The most oppressed and deprived women are the five million now living in the bantustans, trapped by the merciless constraints of apartheid that permit them no freedom of movement to seek work, to try and climb out of the pit of abysmal poverty and deprivation into which they have been cast. Mostly perpetual minors in law, denied rights over property and children, they are always subject to the authority of men. Yet even here, within this system, there is an increasing number of rural households headed by women. As Jacklyn Cock states, this contradiction between their subordinate existence and independent status further sharpens the edge of their disabilities.1
Yet women, contending with the devastating material conditions in the bantustans described in earlier pages, oppressed and deprived in every aspect of their lives, have emerged with militancy and confidence, with persistency and strength, in the struggle.
There seem to be vast contradictions between their status and deprivation, and on the other hand their strength and positive defiance.
The contradictions have entered the home. Many men in the liberation movements have shown an ambivalent attitude towards the women's movement, recognising the necessity for the organisation of women and for their part in political struggles, but sometimes resenting both the personal inconveniences (as in the two episodes in 1913 ad 1958, when many husbands paid fines to release their wives from jail) and also the threat of the abrogation of their own power over women.
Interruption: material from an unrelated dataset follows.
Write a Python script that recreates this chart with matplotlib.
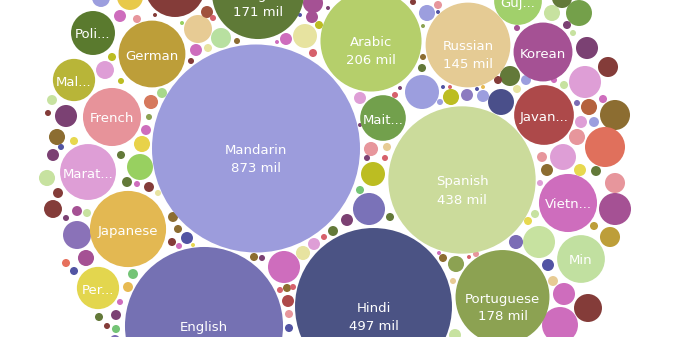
import matplotlib
matplotlib.use("Agg")
import matplotlib.pyplot as plt
from matplotlib.patches import Circle
import numpy as np

# labelled languages: display name, layout x, layout y, speakers (millions), colour
names = ["Mandarin", "Hindi", "Spanish", "English", "Arabic", "Portuguese", "Bengali",
         "Russian", "Japanese", "German", "Korean", "Javan...", "French", "Vietn...",
         "Marat...", "Min", "Guj...", "Mait...", "Poli...", "Mal...", "Per..."]
name_x = [256, 373.5, 462, 204, 371, 502.5, 258, 468, 128, 152, 543, 544, 112, 568,
          88, 581, 518, 383, 93, 74, 98]
name_y = [148.5, 306.5, 180, 326, 41, 297, -7, 45, 229, 54, 52, 115, 117, 203,
          172, 259, 1, 118, 33, 80, 288]
speakers = [873, 497, 438, 504, 206, 178, 171, 145, 117, 90, 70, 72, 68, 68,
            63, 46, 46, 42, 39, 36, 36]
name_colors = ["#9c9cdc", "#4b5384", "#cbdb9b", "#7571b3", "#b5cf6b", "#8ca252",
               "#5f7a37", "#e5cb94", "#e3b852", "#bd9e39", "#a55194", "#ad494a",
               "#e7939a", "#ce6dbd", "#de9ed6", "#c1e0a0", "#a1d06b", "#72a04c",
               "#5a7a2e", "#b8b538", "#e3d64e"]

# unlabelled small languages: layout x, layout y, speakers (millions), colour
P, PL, PLUM, PURP = "#ce6dbd", "#de9ed6", "#a55194", "#7b4173"
LR, RED, BR, MAR = "#e7969c", "#d6616b", "#ad494a", "#843c39"
TAN, YEL, GOLD, OB = "#e7cb94", "#e7ba52", "#bd9e39", "#8c6d31"
PG, G, DG, LAV = "#c7e2a0", "#8ca252", "#637939", "#9c9ede"
BLU, NAV, OY, PY = "#7b6cb5", "#5254a3", "#bcbd22", "#e7e3a0"
OR, BG, MG, LY = "#e6705c", "#98d060", "#74c476", "#e7d84f"

small = [
    (101, -2, 6.5, LAV), (130, -3, 13.6, "#e8c94a"), (175, -13, 72.6, MAR),
    (120, 16, 2.9, P), (137, 19, 1.3, LR), (155, 15, 0.32, MAR), (182, 23, 0.32, BG),
    (198, 29, 15.8, TAN), (207, 12, 2.9, "#a0523d"), (213, 18, 0.73, RED),
    (221, 38, 8.1, "#b8e0a0"), (208, 48, 1.3, PY), (196, 50, 2.9, P), (191, 61, 0.73, MAR),
    (237, 41, 0.73, OB), (286, 39, 2.9, P), (305, 36, 11.6, PY), (313, 53, 1.3, RED),
    (319, 25, 1.3, OY), (312, 17, 2.9, PLUM), (313, 3, 8.1, PLUM), (328, 8, 0.32, PURP),
    (300, 15, 0.32, NAV), (277, 42, 0.32, P), (112, 57, 1.3, OY), (105, 70, 6.5, PL),
    (121, 81, 0.73, OY), (162, 93, 2.0, "#a8d88a"), (151, 102, 4.0, "#d6795d"),
    (52, 100, 2.0, PG), (48, 113, 0.73, MAR), (66, 116, 9.8, PURP), (149, 117, 0.73, G),
    (146, 130, 2.0, P), (57, 137, 5.2, OB), (61, 147, 0.73, NAV), (74, 141, 1.3, LY),
    (142, 144, 5.2, "#e8d24a"), (121, 155, 1.3, DG), (53, 155, 2.9, PURP),
    (140, 167, 13.6, BG), (47, 178, 5.2, PG), (58, 193, 2.0, MAR), (53, 209, 6.5, MAR),
    (66, 218, 0.73, PURP), (77, 211, 2.0, PLUM), (87, 213, 1.3, PG), (77, 235, 15.8, "#8a72b8"),
    (66, 263, 1.3, OR), (86, 258, 5.2, PLUM), (74, 271, 1.3, NAV), (127, 182, 2.0, DG),
    (137, 184, 0.73, P), (149, 187, 2.0, MAR), (158, 193, 0.73, PY), (173, 217, 2.0, OB),
    (178, 229, 1.3, OB), (187, 238, 2.9, NAV), (172, 242, 1.3, MAR), (179, 246, 0.73, P),
    (193, 245, 0.32, LY), (133, 274, 2.0, MG), (128, 287, 2.0, YEL), (120, 302, 0.73, P),
    (116, 315, 2.0, PURP), (99, 317, 1.3, DG), (107, 326, 0.73, MAR), (116, 329, 1.3, MG),
    (115, 340, 2.0, BLU), (254, 257, 1.3, OB), (262, 258, 0.73, PURP), (284, 267, 20.7, P),
    (303, 253, 4.0, PY), (314, 244, 2.9, PL), (333, 231, 2.0, DG), (324, 237, 0.73, RED),
    (287, 288, 1.3, OB), (293, 287, 0.73, RED), (288, 301, 2.9, BR), (289, 314, 1.3, LR),
    (289, 328, 1.3, NAV), (280, 290, 0.73, RED),
    (413, 2, 0.73, MAR), (427, 13, 5.2, LAV), (438, 5, 1.3, LR), (438, 12, 0.32, NAV),
    (423, 57, 0.73, OB), (422, 68, 1.3, DG), (423, 26, 0.32, G), (360, 98, 2.9, PL),
    (395, 95, 0.73, RED), (400, 88, 0.32, PURP), (422, 92, 23.3, LAV), (451, 97, 5.2, OY),
    (467, 95, 2.9, "#8c7bc0"), (483, 96, 2.9, LAV), (440, 102, 0.73, LAV), (443, 87, 0.32, NAV),
    (450, 87, 0.32, RED), (477, 89, 0.32, NAV), (483, 87, 0.32, YEL), (510, 76, 8.1, DG),
    (498, 80, 1.3, MAR), (526, 80, 2.0, LAV), (517, 89, 1.3, PY), (501, 102, 13.6, "#4a4f8a"),
    (517, 28, 0.73, PLUM), (552, 13, 5.2, PG), (579, 13, 13.6, "#74a04a"), (562, -2, 8.1, DG),
    (567, 25, 1.3, PURP), (573, 33, 0.73, PG), (587, 48, 9.8, PURP), (608, 67, 8.1, MAR),
    (585, 82, 20.7, PL), (564, 85, 1.3, PG), (554, 80, 0.73, P), (603, 99, 1.3, P),
    (589, 107, 5.2, "#b5623e"), (577, 103, 0.73, BLU), (615, 115, 18.2, OB), (581, 122, 2.9, PL),
    (594, 122, 2.0, LAV), (577, 137, 5.2, LR), (605, 147, 32.3, "#e0705c"), (563, 157, 13.6, PL),
    (542, 157, 2.0, LR), (547, 170, 2.9, OB), (580, 170, 2.9, LY), (596, 171, 2.0, DG),
    (371, 149, 4.0, LR), (387, 147, 1.3, TAN), (373, 174, 11.6, OY), (367, 158, 0.73, PURP),
    (385, 158, 0.73, RED), (348, 110, 0.32, P), (352, 128, 0.32, OY), (346, 140, 0.32, RED),
    (360, 125, 0.32, PURP), (345, 160, 0.32, DG), (356, 142, 0.32, LR),
    (369, 209, 20.7, "#7a72b8"), (347, 220, 2.9, PURP), (390, 217, 1.3, DG), (360, 190, 1.3, MG),
    (615, 183, 8.1, LR), (615, 209, 20.7, PLUM), (594, 226, 1.3, GOLD), (610, 237, 8.1, GOLD),
    (540, 183, 0.73, PL), (535, 214, 1.3, PG), (528, 221, 1.3, LY), (539, 242, 20.7, PG),
    (516, 242, 4.0, BLU), (548, 265, 2.9, NAV), (553, 281, 2.0, TAN), (564, 294, 9.8, P),
    (588, 308, 15.8, MAR), (560, 325, 26.1, P), (443, 258, 1.3, OB), (456, 264, 5.2, G),
    (439, 253, 0.32, P), (469, 257, 0.32, RED), (476, 254, 0.73, LR), (453, 281, 0.73, TAN),
    (455, 335, 2.9, PG),
]
small_x = [s[0] for s in small]
small_y = [s[1] for s in small]
small_v = [s[2] for s in small]
small_c = [s[3] for s in small]

K = 3.52  # radius per sqrt(million speakers)

fig = plt.figure(figsize=(6.74, 3.37), dpi=100)
ax = fig.add_axes([0, 0, 1, 1])
ax.set_xlim(0, 674)
ax.set_ylim(337, 0)
ax.axis("off")

for x, y, v, c in zip(small_x, small_y, small_v, small_c):
    ax.add_patch(Circle((x, y), K * np.sqrt(v), facecolor=c, edgecolor="none"))

for n, x, y, v, c in zip(names, name_x, name_y, speakers, name_colors):
    r = K * np.sqrt(v)
    ax.add_patch(Circle((x, y), r, facecolor=c, edgecolor="none"))
    ax.text(x, y + 2, n, color="white", fontsize=9.5, ha="center", va="center")
    if r > 40:
        ax.text(x, y + 20, "%d mil" % v, color="white", fontsize=9.5,
                ha="center", va="center")

fig.savefig("out.png", dpi=100)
Yet women have often changed men's attitudes through their activities, as in the 1956 demonstration to Pretoria, which many men viewed with surprise and with awe, and which produced from men, who cared for children while the women were demonstrating, a co - operation that had not been evident in the past.
During the past few years there has been increasing recognition within the male - dominated organisations of the need for men to change their own attitudes; that the struggle itself demands the full and equal participation of the women. Speaking at the first conference of the Women's Section of the ANC held outside South Africa, in 1981, the President, Oliver Tambo, stated:
If we are to engage our full potential in pursuit of the goals of our revolutionary struggle, then, as revolutionaries, we should stop pretending that women in our movement have the same opportunities as men . . . On the other hand, women should stop behaving as if there was no place for them above the level of certain categories of involvement. They have a duty to liberate us men from antique concepts and attitudes about the place and role of women in society . . . The oppressor has, at best, a lesser duty to liberate the oppressed than the oppressed themselves. The struggle to conquer oppression in our country is the weaker for the traditionalist, conservative and primitive restraints imposed on women by man - dominated structures within our movement, as also because of equally traditionalist attitudes of surrender and submission on the part of women.2
Much more explicit attention is now being paid to the question of the emancipation of women and the role of women in the liberation struggles than ever in the past.
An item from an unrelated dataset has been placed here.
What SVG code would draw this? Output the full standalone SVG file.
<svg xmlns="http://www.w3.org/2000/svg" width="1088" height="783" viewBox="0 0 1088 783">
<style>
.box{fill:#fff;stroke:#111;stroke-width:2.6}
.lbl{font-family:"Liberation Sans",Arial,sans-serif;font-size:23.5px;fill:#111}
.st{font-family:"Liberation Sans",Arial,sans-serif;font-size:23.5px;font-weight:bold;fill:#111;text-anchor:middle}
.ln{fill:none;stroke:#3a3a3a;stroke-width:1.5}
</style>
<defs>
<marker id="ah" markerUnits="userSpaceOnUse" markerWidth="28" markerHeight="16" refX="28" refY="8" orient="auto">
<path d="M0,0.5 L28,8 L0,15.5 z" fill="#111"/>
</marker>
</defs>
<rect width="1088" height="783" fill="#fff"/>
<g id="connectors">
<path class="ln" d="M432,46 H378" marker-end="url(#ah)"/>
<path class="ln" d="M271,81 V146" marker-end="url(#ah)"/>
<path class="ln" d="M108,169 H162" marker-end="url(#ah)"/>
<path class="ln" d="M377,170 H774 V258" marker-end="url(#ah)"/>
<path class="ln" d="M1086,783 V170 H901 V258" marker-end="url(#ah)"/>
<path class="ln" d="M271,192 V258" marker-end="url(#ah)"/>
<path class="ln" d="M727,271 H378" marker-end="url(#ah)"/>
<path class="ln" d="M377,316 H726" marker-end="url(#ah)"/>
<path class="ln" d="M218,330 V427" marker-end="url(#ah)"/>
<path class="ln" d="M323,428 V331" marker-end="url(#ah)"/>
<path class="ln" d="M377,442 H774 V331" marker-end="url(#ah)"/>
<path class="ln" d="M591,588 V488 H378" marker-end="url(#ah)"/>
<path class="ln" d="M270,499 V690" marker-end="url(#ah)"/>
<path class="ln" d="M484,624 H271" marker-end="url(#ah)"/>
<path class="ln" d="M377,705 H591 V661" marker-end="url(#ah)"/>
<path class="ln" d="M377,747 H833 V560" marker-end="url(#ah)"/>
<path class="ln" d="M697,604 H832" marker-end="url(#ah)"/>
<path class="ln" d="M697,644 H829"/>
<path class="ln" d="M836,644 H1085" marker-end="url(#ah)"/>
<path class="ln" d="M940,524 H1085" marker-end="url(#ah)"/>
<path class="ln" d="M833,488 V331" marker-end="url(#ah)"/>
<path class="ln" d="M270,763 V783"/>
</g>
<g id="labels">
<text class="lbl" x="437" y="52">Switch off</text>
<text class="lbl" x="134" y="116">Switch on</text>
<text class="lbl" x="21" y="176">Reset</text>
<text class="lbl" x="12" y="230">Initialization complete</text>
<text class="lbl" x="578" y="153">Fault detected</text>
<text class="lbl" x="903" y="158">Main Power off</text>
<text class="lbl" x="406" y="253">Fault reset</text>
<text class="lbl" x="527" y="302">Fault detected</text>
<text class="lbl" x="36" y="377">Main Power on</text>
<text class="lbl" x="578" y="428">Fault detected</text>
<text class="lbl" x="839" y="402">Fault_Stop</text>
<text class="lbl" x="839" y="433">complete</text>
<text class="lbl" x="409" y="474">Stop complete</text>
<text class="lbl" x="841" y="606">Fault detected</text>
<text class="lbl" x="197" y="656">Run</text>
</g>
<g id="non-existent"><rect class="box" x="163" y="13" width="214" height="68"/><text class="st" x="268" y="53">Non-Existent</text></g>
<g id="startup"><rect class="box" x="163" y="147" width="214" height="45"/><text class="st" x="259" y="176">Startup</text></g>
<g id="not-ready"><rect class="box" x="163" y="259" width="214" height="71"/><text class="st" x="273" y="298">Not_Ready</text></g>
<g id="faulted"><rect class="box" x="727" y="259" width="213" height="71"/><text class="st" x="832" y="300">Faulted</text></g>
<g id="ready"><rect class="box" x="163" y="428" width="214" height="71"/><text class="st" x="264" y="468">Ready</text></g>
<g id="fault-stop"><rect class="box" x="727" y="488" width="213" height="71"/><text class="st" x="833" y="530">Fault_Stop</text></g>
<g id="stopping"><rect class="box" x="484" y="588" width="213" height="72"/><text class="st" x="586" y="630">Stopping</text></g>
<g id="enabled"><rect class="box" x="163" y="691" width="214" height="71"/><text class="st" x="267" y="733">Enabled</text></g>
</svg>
South African women are not indifferent to the feminist movements of other countries, and the literature of feminism has given impetus to research into the history and activities of women, and into the lives of women today, in areas that have never before been investigated. These are not mere academic exercises: they reveal circumstances, beliefs and changing attitudes that make it possible to open the way for a greater participation of women in the struggle for freedom, as well as uncovering the past history of women's struggles.
But at the same time women of developed countries can draw much from the struggle of women in South Africa. The fight to change their status is a political one because, without the ending of apartheid, there can never be any liberation for women. That is why the struggle to liberate women is also a part of the total struggle for liberation. Participating in it sharpens the women's perceptions of patriarchal oppression, whether rooted in colonial or in precolonial origins. Women must contend with this, nor can it be forgotten, for it holds them back from full participation in the fight to liberate South Africa.
Many Western feminists see the family as the seat of male primacy and of patriarchal oppression, maintaining that it has been the domestication of women, turning them into unpaid producers and reproducers, that has codified their oppression. But to women of South Africa the right to family life, to live as a family unit, remains a primary demand, and one that strikes at the very structure of apartheid - the migrant labour system.
All the issues that concern feminists in other countries must be seen in this context: sexual oppression, male chauvinism, discrimination within the law relating to employment, the need for divorce reform, reform of abortion laws - it is not that South African women are not concerned with these issues. It is that for a considerable proportion of the female population, these issues cannot arise in such specific ways.
Before one can speak of equal pay for equal work, one has to speak of the provision of work; before one can speak of reforming divorce law, one has to speak of abolishing the basis of the law which has created this distorted and perverted form of capitalist family . . . It is only the abolition of this and all its refinements that can alter their situation in any material sense.3
In South Africa black women, the most vulnerable of all people within the apartheid state, have been forced to embark on a struggle that takes them beyond their own specific oppression. The struggle of South African women for recognition as equal citizens with equal opportunities is primarily the struggle against apartheid, for national liberation. Nor is it a question of putting one first, then taking up the other. The victory of this struggle against apartheid is the absolute condition for any fundamental change in the social status of women; the participation of the women in this struggle is the absolute condition for its success. The participation of the women is an expression not only of their desire to rid all South Africa of the curse of apartheid, but also of their deep concern for their own status as women.
Thus under the conditions of apartheid South Africa's oppressed women cannot limit their objectives to those of simply trying to establish their legal rights in a modern industrialised society, nor can they hope to emerge with a few privileges in a male - dominated world. Instead they participate in the movement to destroy the whole basis of racial exploitation, and to open up the prospect of free development for both women and men. This is based on the understanding that the liberation of women is not simply a matter of amending laws or changing male attitudes, but of the fundamental restructuring of a society towards the aims of freedom and justice for all.
The struggle against apartheid has entered its most difficult and hardest phase: a time of confrontation when political struggle takes many different forms, of legality and illegality, of organisation and protest within the limitations of the suppressive regime, and of underground organisation and violent conflict.
The women of South Africa, always an integral part of this struggle, remain a key to its strength and mass development. They have come a long way: they have a long way to go.